The forecasting of crack propagation and fracture processes requires a high-level simulation software and precise definition of boundary conditions. With its high lateral measuring resolution, the ARAMIS system gives an excellent possibility of verifying numerical calculations of fracture processes.

Fig. 1: Set up
(cameras, CT specimen W=20 mm)

Tests on small specimens (fig. 1), where grains influence crack propagation, are as applicable as tests with large specimens (CT, SENB, etc.), or furthermore with the inspection of real cracked components.

The measuring results are the three dimensional displacements x,y,z (fig. 3) and the strain tensor. Out of it the distributions epsilon X and epsilon Y can be calculated and graphically shown or exported in an user specific ASCII-format.
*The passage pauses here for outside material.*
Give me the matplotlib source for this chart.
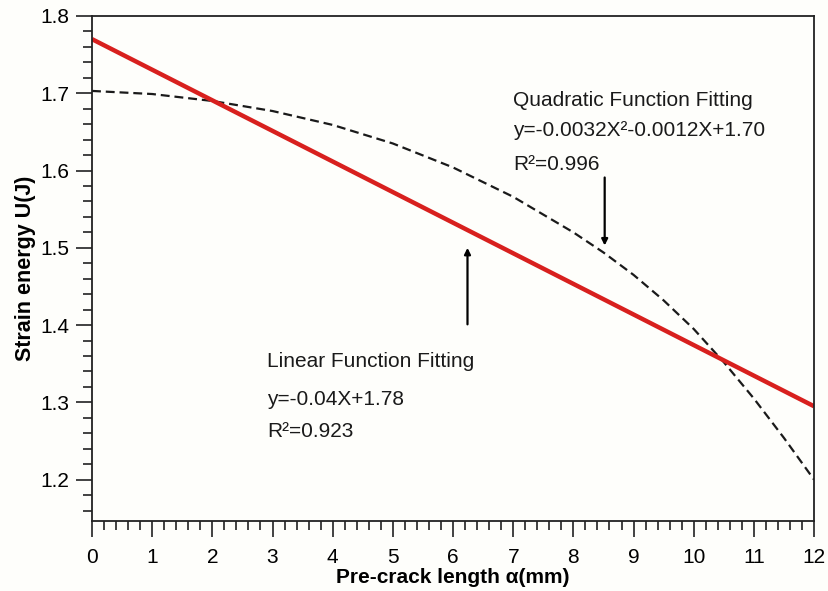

Fig. 3 shows the displacement distribution in z direction. Direct beneath the crack there is a thinning of material, above the punch the specimen gets thicker.

Fig. 4 and 5 describe the strain distribution in x perpendicular to ligament. In front of the crack tip a strain maximum occurs. The strain distribution suit to the shear fracture while crack propagation. According to this the strain in y (parallel to ligament) concentrates in front of the tips of crack. Along the ligament compression strain appears in y direction.

Furthermore not only the strain distribution also crack propagation on the specimen surface and macro specific values as crack opening displacement (CTOD, CMOD, COD) (fig.8) can be calculated.

The lateral resolution of the results allows for the assessment of the mesh used for simulation. In addition, tests for linear and non-linear processes are possible because of the high measuring resolution.